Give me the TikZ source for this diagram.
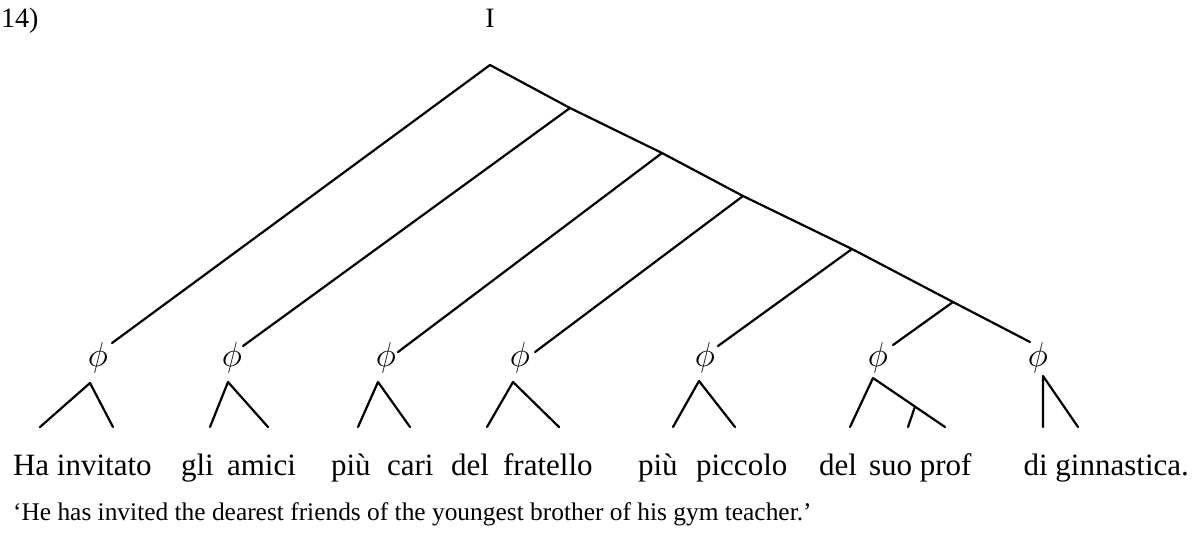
\documentclass[tikz,border=0pt]{standalone}
\usepackage{fontspec}
\setmainfont{Liberation Serif}
\usetikzlibrary{calc}
\begin{document}
\begin{tikzpicture}[x=0.5pt,y=-0.5pt, line width=1.1pt, line cap=round, line join=round,
  word/.style={anchor=base west, inner sep=0pt, font=\fontsize{15.5}{18}\selectfont},
  gloss/.style={anchor=base west, inner sep=0pt, font=\fontsize{12.7}{15}\selectfont},
  label/.style={anchor=base, inner sep=0pt, font=\fontsize{14}{16}\selectfont},
  phinode/.style={inner sep=0pt, font=\fontsize{17}{19}\selectfont}]
\useasboundingbox (0,0) rectangle (1194,536);

% header
\node[label, anchor=base west] (num) at (0,27) {14)};
\node[label] (root) at (490,27) {I};

% spine
\coordinate (A) at (490,65);
\coordinate (B) at (570,108);
\coordinate (C) at (662,153);
\coordinate (D) at (743,196);
\coordinate (E) at (852,249);
\coordinate (F) at (953,302);
\coordinate (G) at (1030,342);
\draw (A) -- (B) -- (C) -- (D) -- (E) -- (F) -- (G);

% branch ends
\coordinate (a1) at (112,343);
\coordinate (a2) at (243,346);
\coordinate (a3) at (398,352);
\coordinate (a4) at (535,352);
\coordinate (a5) at (718,346);
\coordinate (a6) at (893,345);
\draw (A) -- (a1);
\draw (B) -- (a2);
\draw (C) -- (a3);
\draw (D) -- (a4);
\draw (E) -- (a5);
\draw (F) -- (a6);

% phi nodes
\foreach \i/\x in {1/98,2/232,3/386,4/520,5/705,6/878,7/1038}
  \node[phinode] (p\i) at (\x,358) {$\phi$};

% triangles
\coordinate (t1) at (90,383);
\coordinate (t2) at (228,382);
\coordinate (t3) at (378,382);
\coordinate (t4) at (513,382);
\coordinate (t5) at (699,381);
\coordinate (t6) at (873,378);
\coordinate (t7) at (1043,376);
\coordinate (l1) at (40,427);   \coordinate (r1) at (113,427);
\coordinate (l2) at (210,427);  \coordinate (r2) at (268,427);
\coordinate (l3) at (358,427);  \coordinate (r3) at (410,427);
\coordinate (l4) at (487,427);  \coordinate (r4) at (559,427);
\coordinate (l5) at (673,427);  \coordinate (r5) at (735,427);
\coordinate (l6) at (850,427);  \coordinate (r6) at (945,427);
\coordinate (l7) at (1043,427); \coordinate (r7) at (1078,427);
\foreach \i in {1,...,7}
  \draw (l\i) -- (t\i) -- (r\i);
\coordinate (m6) at ($(t6)!0.583!(r6)$);
\coordinate (n6) at (908,427);
\draw (m6) -- (n6);

% words
\node[word] (w1) at (12,475) {Ha invitato};
\node[word] (w2) at (180,475) {gli};
\node[word] (w3) at (226,475) {amici};
\node[word] (w4) at (330,475) {più};
\node[word] (w5) at (386,475) {cari};
\node[word] (w6) at (450,475) {del};
\node[word] (w7) at (502,475) {fratello};
\node[word] (w8) at (637,475) {più};
\node[word] (w9) at (695,475) {piccolo};
\node[word] (w10) at (818,475) {del};
\node[word] (w11) at (868,475) {suo prof};
\node[word, anchor=base east] (w12) at (1190,475) {di ginnastica.};

% gloss
\node[gloss] (tr) at (12,520) {‘He has invited the dearest friends of the youngest brother of his gym teacher.’};
\end{tikzpicture}
\end{document}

*Objective*: Without the pictures, copy the material exactly as given.

*Problem solution*:
Give me the TikZ source for this diagram.
\documentclass[tikz,border=0pt]{standalone}
\usepackage{fontspec}
\setmainfont{Liberation Serif}
\usetikzlibrary{calc}
\begin{document}
\begin{tikzpicture}[x=0.5pt,y=-0.5pt, line width=1.1pt, line cap=round, line join=round,
  word/.style={anchor=base west, inner sep=0pt, font=\fontsize{15.5}{18}\selectfont},
  gloss/.style={anchor=base west, inner sep=0pt, font=\fontsize{12.7}{15}\selectfont},
  label/.style={anchor=base, inner sep=0pt, font=\fontsize{14}{16}\selectfont},
  phinode/.style={inner sep=0pt, font=\fontsize{17}{19}\selectfont}]
\useasboundingbox (0,0) rectangle (1194,536);

% header
\node[label, anchor=base west] (num) at (0,27) {14)};
\node[label] (root) at (490,27) {I};

% spine
\coordinate (A) at (490,65);
\coordinate (B) at (570,108);
\coordinate (C) at (662,153);
\coordinate (D) at (743,196);
\coordinate (E) at (852,249);
\coordinate (F) at (953,302);
\coordinate (G) at (1030,342);
\draw (A) -- (B) -- (C) -- (D) -- (E) -- (F) -- (G);

% branch ends
\coordinate (a1) at (112,343);
\coordinate (a2) at (243,346);
\coordinate (a3) at (398,352);
\coordinate (a4) at (535,352);
\coordinate (a5) at (718,346);
\coordinate (a6) at (893,345);
\draw (A) -- (a1);
\draw (B) -- (a2);
\draw (C) -- (a3);
\draw (D) -- (a4);
\draw (E) -- (a5);
\draw (F) -- (a6);

% phi nodes
\foreach \i/\x in {1/98,2/232,3/386,4/520,5/705,6/878,7/1038}
  \node[phinode] (p\i) at (\x,358) {$\phi$};

% triangles
\coordinate (t1) at (90,383);
\coordinate (t2) at (228,382);
\coordinate (t3) at (378,382);
\coordinate (t4) at (513,382);
\coordinate (t5) at (699,381);
\coordinate (t6) at (873,378);
\coordinate (t7) at (1043,376);
\coordinate (l1) at (40,427);   \coordinate (r1) at (113,427);
\coordinate (l2) at (210,427);  \coordinate (r2) at (268,427);
\coordinate (l3) at (358,427);  \coordinate (r3) at (410,427);
\coordinate (l4) at (487,427);  \coordinate (r4) at (559,427);
\coordinate (l5) at (673,427);  \coordinate (r5) at (735,427);
\coordinate (l6) at (850,427);  \coordinate (r6) at (945,427);
\coordinate (l7) at (1043,427); \coordinate (r7) at (1078,427);
\foreach \i in {1,...,7}
  \draw (l\i) -- (t\i) -- (r\i);
\coordinate (m6) at ($(t6)!0.583!(r6)$);
\coordinate (n6) at (908,427);
\draw (m6) -- (n6);

% words
\node[word] (w1) at (12,475) {Ha invitato};
\node[word] (w2) at (180,475) {gli};
\node[word] (w3) at (226,475) {amici};
\node[word] (w4) at (330,475) {più};
\node[word] (w5) at (386,475) {cari};
\node[word] (w6) at (450,475) {del};
\node[word] (w7) at (502,475) {fratello};
\node[word] (w8) at (637,475) {più};
\node[word] (w9) at (695,475) {piccolo};
\node[word] (w10) at (818,475) {del};
\node[word] (w11) at (868,475) {suo prof};
\node[word, anchor=base east] (w12) at (1190,475) {di ginnastica.};

% gloss
\node[gloss] (tr) at (12,520) {‘He has invited the dearest friends of the youngest brother of his gym teacher.’};
\end{tikzpicture}
\end{document}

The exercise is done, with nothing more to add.